Unidentified gunmen have opened fire on the Israeli embassy in the Mauritanian capital, Nouakchott, wounding at least one person, officials have said.
The Israeli ambassador said the wounded man was a Mauritanian who lived nearby, and that no embassy staff had been hurt in the overnight shooting in the city.
Witnesses said the six attackers had traded fire with embassy guards before shouting "God is great" as they fled.
In December, four French tourists were killed by suspected Islamist militants.
At least nine people were arrested in connection with that attack, which occurred in Aleg, about 250km (160 miles) east of Nouakchott.

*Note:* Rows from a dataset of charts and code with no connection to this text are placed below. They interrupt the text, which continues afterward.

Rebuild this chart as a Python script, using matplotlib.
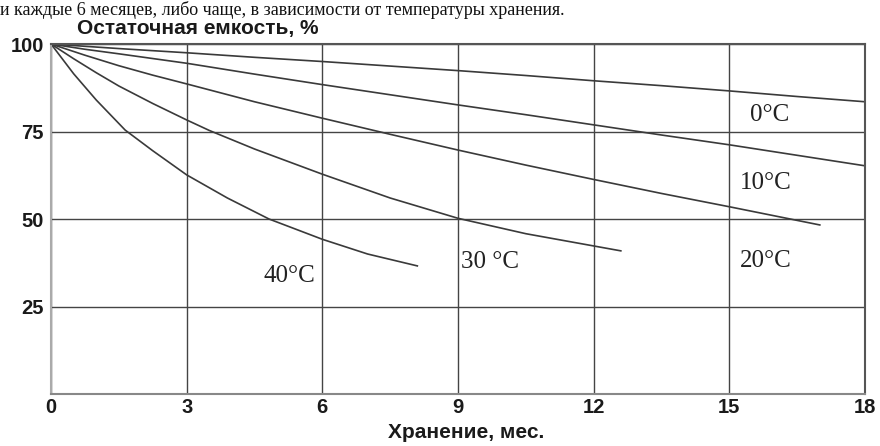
import numpy as np
import matplotlib
matplotlib.use('Agg')
import matplotlib.pyplot as plt

# storage time, months / remaining capacity, %
t_0 = [0, 1.5, 3, 4.5, 6, 7.5, 9, 10.5, 12, 13.5, 15, 16.5, 18]
c_0 = [100, 98.7, 97.5, 96.2, 95.0, 93.7, 92.4, 91.0, 89.5, 88.1, 86.6, 85.0, 83.5]
t_10 = [0, 0.75, 1.5, 3, 4.5, 6, 7.5, 9, 10.5, 12, 13.5, 15, 16.5, 18]
c_10 = [100, 98.5, 97.2, 94.5, 91.4, 88.4, 85.5, 82.6, 79.8, 76.9, 74.0, 71.2, 68.2, 65.2]
t_20 = [0, 0.75, 1.5, 2.25, 3, 4.5, 6, 7.5, 9, 10.5, 12, 13.5, 15, 17.0]
c_20 = [100, 96.8, 93.8, 91.1, 88.6, 83.5, 78.8, 74.2, 69.7, 65.4, 61.3, 57.3, 53.5, 48.3]
t_30 = [0, 0.5, 1, 1.5, 2.25, 3, 3.5, 4.5, 6, 7.5, 9, 10.5, 12, 12.6]
c_30 = [100, 95.8, 91.8, 88.0, 83.0, 78.3, 75.3, 70.0, 62.8, 56.0, 50.2, 45.8, 42.3, 40.9]
t_40 = [0, 0.5, 1.0, 1.64, 2.25, 3, 3.9, 4.82, 6, 7, 8.1]
c_40 = [100, 91.5, 84.0, 75.4, 69.5, 62.6, 56.0, 50.0, 44.2, 40.0, 36.6]

labels = ['0°C', '10°C', '20°C', '30 °C', '40°C']
label_x = [15.9, 15.8, 15.8, 9.7, 5.27]
label_y = [79.7, 60.3, 38.0, 37.7, 33.7]

x_ticks = [0, 3, 6, 9, 12, 15, 18]
y_ticks = [25, 50, 75, 100]

sans = ['Liberation Sans Narrow', 'Liberation Sans', 'DejaVu Sans']
serif = ['Liberation Serif', 'DejaVu Serif']

fig = plt.figure(figsize=(8.8, 4.46), dpi=100)
ax = fig.add_axes([0.058, 0.1166, 0.925, 0.7847])

line_col = '#3a3a3a'
for t, c in [(t_0, c_0), (t_10, c_10), (t_20, c_20), (t_30, c_30), (t_40, c_40)]:
	ax.plot(t, c, color=line_col, lw=1.2, solid_joinstyle='round')

for lab, lx, ly in zip(labels, label_x, label_y):
	ax.text(lx, ly, lab, family=serif, fontsize=18, ha='center', va='center', color='#222222')

ax.set_xlim(0, 18)
ax.set_ylim(0, 100)
ax.set_xticks(x_ticks)
ax.set_yticks(y_ticks)
ax.grid(True, color='#444444', lw=1.0)
ax.tick_params(length=0, labelsize=14.5)
ax.tick_params(axis='x', pad=3)
ax.tick_params(axis='y', pad=5)
for lab in ax.get_xticklabels() + ax.get_yticklabels():
	lab.set_family(sans)
	lab.set_fontweight('bold')
	lab.set_color('#1a1a1a')
for s in ax.spines.values():
	s.set_color('#555555')
	s.set_linewidth(1.5)
ax.spines['left'].set_color('#aaaaaa')
ax.spines['bottom'].set_color('#888888')

# axis titles: y title sits above the frame, x title below
fig.text(0.0875, 0.937, 'Остаточная емкость, %', family=sans, fontsize=15, fontweight='bold', ha='left', va='center', color='#1a1a1a')
fig.text(0.53, 0.031, 'Хранение, мес.', family=sans, fontsize=15, fontweight='bold', ha='center', va='center', color='#1a1a1a')

# line of the source page above the chart
fig.text(0.0, 0.998, 'и каждые 6 месяцев, либо чаще, в зависимости от температуры хранения.', family=serif, fontsize=13, ha='left', va='top', color='#111111')

fig.savefig('out.png', dpi=100)
plt.close()
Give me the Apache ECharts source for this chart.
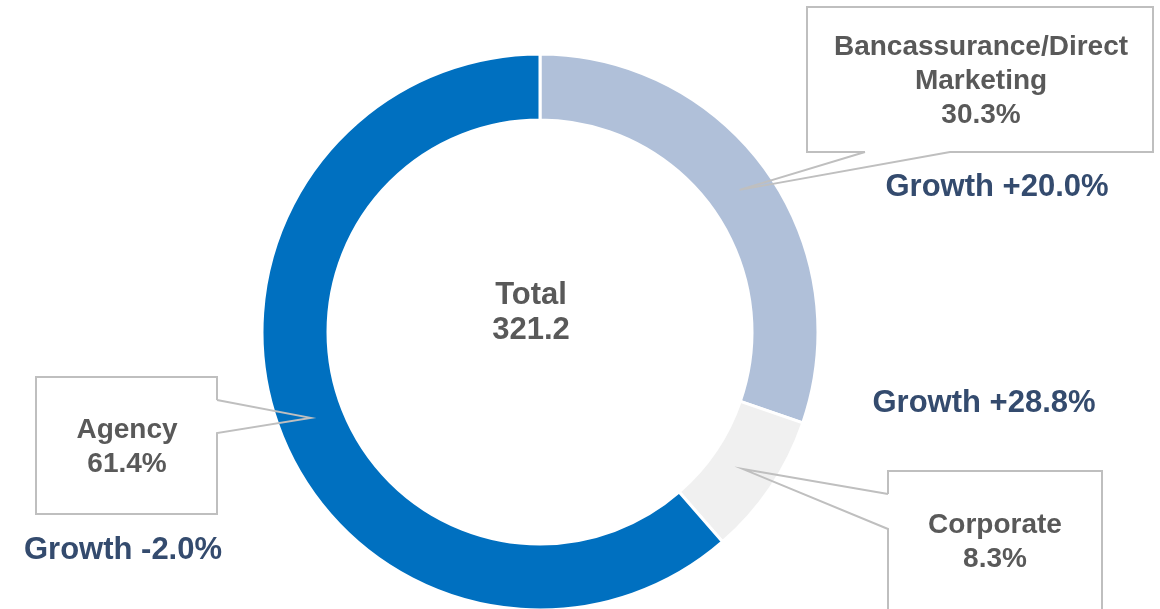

Prosecutors said they were thought to belong to al-Qaeda in the Islamic Maghreb - an Algeria-based group formerly known as the Salafist Group for Preaching and Combat (GSPC).
Authorities in the West African country of Guinea-Bissau later said they had arrested five other Mauritanians over the killings.
The attack - a rare event in the south of Mauritania - led the French organisers of the Lisbon-Dakar Rally to cancel the event due to security concerns.
Ali Fall, an employee of a local club, said he saw six men wearing boubous - long flowing African gowns - and turbans get out of a vehicle and walk towards a restaurant near the Israeli embassy.
"They said loudly in Arabic 'Let's go', then shouted 'Allahu Akbar' [God is great] and opened fire," he said.
Mauritanian soldiers guarding the embassy immediately returned fire and the gunmen quickly fled in their car.
Israel's ambassador to Mauritania, Boaz Bismuth, confirmed there had been a shooting at 0220 (0220 GMT) and said he was only aware of one person who had been hurt in the incident.
"All the embassy staff, Israeli and Mauritanian, are safe," he told the Reuters news agency.
"I have received many phone calls from Mauritanian friends who are very concerned. That is the only positive thing in a very sad night," he added.
The area around the embassy was later cordoned off by the Mauritanian military and an Israeli security team has been sent to Mauritania to examine the scene of the attack.
The Islamic Republic of Mauritania is one of the few members of the Arab League to have diplomatic relations with Israel.
Mr Bismuth said the attack had followed recent public calls by political parties in the country for the government to sever such ties in protest at Israel's policies in the Gaza Strip.